Un esempio più vicino a noi è il martirio di padre Pino Puglisi, assassinato dalla mafia a Palermo il 15 settembre 1993, appena un mese prima della nascita di Charlie Kirk. Un drammatico incrocio di destini: da una parte un sacerdote che ha dato la vita per liberare i giovani di Brancaccio dal giogo della criminalità organizzata, dall'altra un futuro leader politico che avrebbe scelto lo scontro culturale come cifra della sua esistenza. Entrambi sono stati uccisi con un proiettile, ma in contesti radicalmente diversi. Puglisi è beato perché martire "in nome della fede". Kirk, per quanto tragica sia stata la sua fine, non può diventare un santo martire della Chiesa. Il paragone con la Russia di Putin e il patriarca Kirill può essere illuminante. Lì, la Chiesa ortodossa, in linea con il cesaropapismo orientale, si è ridotta a strumento di legittimazione del potere politico, benedicendo eserciti e ambizioni imperiali. È la prova di ciò che accade quando l'autorità spirituale si piega al temporale. Se Roma cedesse alla tentazione di beatificazioni "politiche", diventerebbe il simmetrico occidentale del patriarcato di Mosca: non più custode del Vangelo, ma cappellania dell'impero. La santità non è consacrazione ideologica. È luce che viene dallo Spirito, è segno profetico di un Regno che non è di questo mondo. Papa Prevost ha scelto un nome che nella storia della Chiesa è stato sinonimo di coraggio e indipendenza dal potere. Tocca a lui non trasformarsi in garante dell'Occidente politico, ma custodire la libertà spirituale della Chiesa. Difendere i poveri, ammonire i potenti, riconoscere i veri martiri, elevarsi al di sopra delle guerre fratricide tra cristiani in Ucraina e tra figli di Abramo in Medio Oriente: questo è il compito di Pietro. Perché la Chiesa è cattolica e universale. Non appartiene a un popolo, a una nazione, a un impero.

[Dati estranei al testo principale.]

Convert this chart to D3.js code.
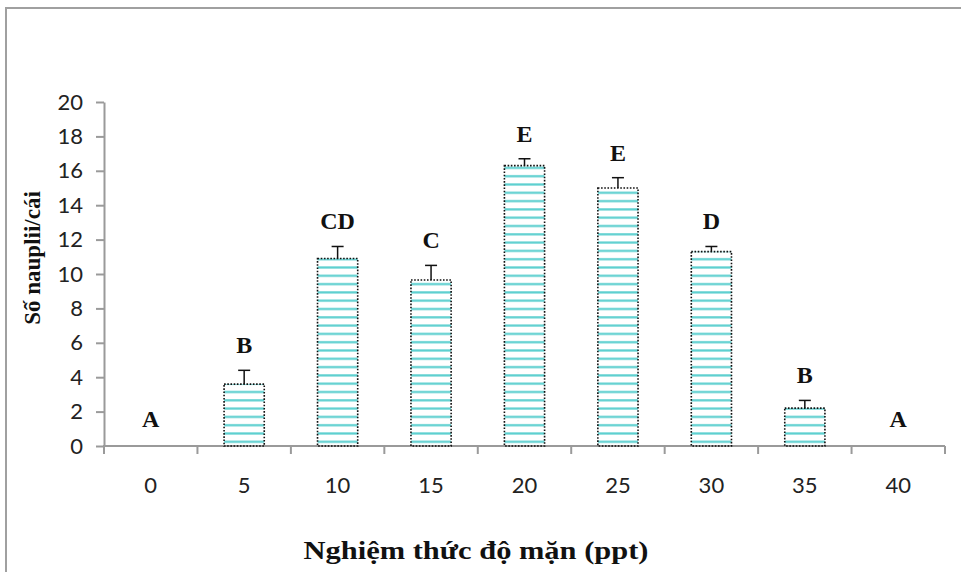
<!DOCTYPE html>
<html><head><meta charset="utf-8">
<script src="https://cdn.jsdelivr.net/npm/d3@7/dist/d3.min.js"></script>
<style>body{margin:0;background:#fff}svg{display:block}</style>
</head><body>
<script>
const categories = ["0","5","10","15","20","25","30","35","40"];
const means = [0, 3.6, 10.9, 9.65, 16.3, 15.0, 11.3, 2.2, 0];
const errors = [0, 0.8, 0.7, 0.85, 0.4, 0.6, 0.3, 0.45, 0];
const letters = ["A","B","CD","C","E","E","D","B","A"];
const yTicks = [0,2,4,6,8,10,12,14,16,18,20];

const W = 961, H = 572;
const svg = d3.select("body").append("svg").attr("width", W).attr("height", H);
const defs = svg.append("defs");
const pat = defs.append("pattern").attr("id","hstripe").attr("patternUnits","userSpaceOnUse")
  .attr("width", 8).attr("height", 8.3).attr("y", 446);
pat.append("rect").attr("x",0).attr("y",3).attr("width",8).attr("height",2.2).attr("fill","#5ccfcf");

// outer frame
svg.append("path").attr("d", `M6,${H} L6,8 L${W},8`).attr("fill","none").attr("stroke","#a0a0a0").attr("stroke-width",2);

const x = d3.scaleBand().domain(categories).range([104, 945]).paddingInner(0.57).paddingOuter(0.285);
const xb = d3.scaleBand().domain(categories).range([104, 945]);
const y = d3.scaleLinear().domain([0, 20]).range([446, 102]);

const axisColor = "#9a9a9a";
const tickFont = "Lato, 'Open Sans', sans-serif";
// y axis
const ya = svg.append("g").attr("transform","translate(104,0)")
  .call(d3.axisLeft(y).tickValues(yTicks).tickSize(8).tickSizeOuter(0).tickPadding(13));
ya.select(".domain").attr("stroke", axisColor).attr("stroke-width",2);
ya.selectAll(".tick line").attr("stroke", axisColor).attr("stroke-width",2);
ya.selectAll(".tick text").attr("font-family",tickFont).attr("font-size",22).attr("fill","#222");

// x axis
const xa = svg.append("g").attr("transform","translate(0,446)")
  .call(d3.axisBottom(xb).tickSize(0).tickPadding(31));
xa.select(".domain").remove();
xa.selectAll(".tick text").attr("font-family",tickFont).attr("font-size",22).attr("fill","#222");
svg.append("line").attr("x1",103).attr("x2",945).attr("y1",446).attr("y2",446).attr("stroke",axisColor).attr("stroke-width",2);
const bounds = categories.map(c => xb(c)).concat([945]);
svg.selectAll("line.xt").data(bounds).join("line").attr("class","xt")
  .attr("x1", d=>d).attr("x2", d=>d).attr("y1",446).attr("y2",454).attr("stroke",axisColor).attr("stroke-width",2);

// bars
const data = categories.map((c,i)=>({c, m:means[i], e:errors[i], l:letters[i]}));
const bars = data.filter(d=>d.m>0);
svg.selectAll("rect.bar").data(bars).join("rect").attr("class","bar")
  .attr("x", d=>x(d.c)).attr("width", x.bandwidth())
  .attr("y", d=>y(d.m)).attr("height", d=>y(0)-y(d.m))
  .attr("fill","url(#hstripe)").attr("stroke","#111").attr("stroke-width",1.6).attr("stroke-dasharray","1.6,1.6");

// error bars
svg.selectAll("line.eb").data(bars).join("line").attr("class","eb")
  .attr("x1", d=>x(d.c)+x.bandwidth()/2).attr("x2", d=>x(d.c)+x.bandwidth()/2)
  .attr("y1", d=>y(d.m)).attr("y2", d=>y(d.m+d.e)).attr("stroke","#111").attr("stroke-width",1.5);
svg.selectAll("line.cap").data(bars).join("line").attr("class","cap")
  .attr("x1", d=>x(d.c)+x.bandwidth()/2-6).attr("x2", d=>x(d.c)+x.bandwidth()/2+6)
  .attr("y1", d=>y(d.m+d.e)).attr("y2", d=>y(d.m+d.e)).attr("stroke","#111").attr("stroke-width",1.5);

// letters
svg.selectAll("text.lt").data(data).join("text").attr("class","lt")
  .attr("x", d=>xb(d.c)+xb.bandwidth()/2)
  .attr("y", d=> d.m>0 ? y(d.m+d.e)-17 : 427)
  .attr("text-anchor","middle").attr("font-family","'Liberation Serif', 'Times New Roman', serif")
  .attr("font-weight","bold").attr("font-size",24).attr("fill","#111").text(d=>d.l);

// axis titles
svg.append("text").attr("transform","translate(40,258) rotate(-90)").attr("text-anchor","middle")
  .attr("font-family","'Liberation Serif', 'Times New Roman', serif").attr("font-weight","bold").attr("font-size",23)
  .attr("fill","#111").text("Số nauplii/cái");
svg.append("text").attr("x",476).attr("y",559).attr("text-anchor","middle")
  .attr("font-family","'Liberation Serif', 'Times New Roman', serif").attr("font-weight","bold").attr("font-size",25)
  .attr("textLength",345).attr("lengthAdjust","spacingAndGlyphs")
  .attr("fill","#111").text("Nghiệm thức độ mặn (ppt)");
</script>
</body></html>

Non può essere piegata all'interesse nazionale: la sua missione è annunciare Cristo a tutte le genti, senza mai confondere il Vangelo con la politica. "Dio è con noi" solo se "noi" siamo "tutti", non una parte contro l'altra, non una bandiera contro l'altra, ma un'unica famiglia umana chiamata alla comunione e alla pace.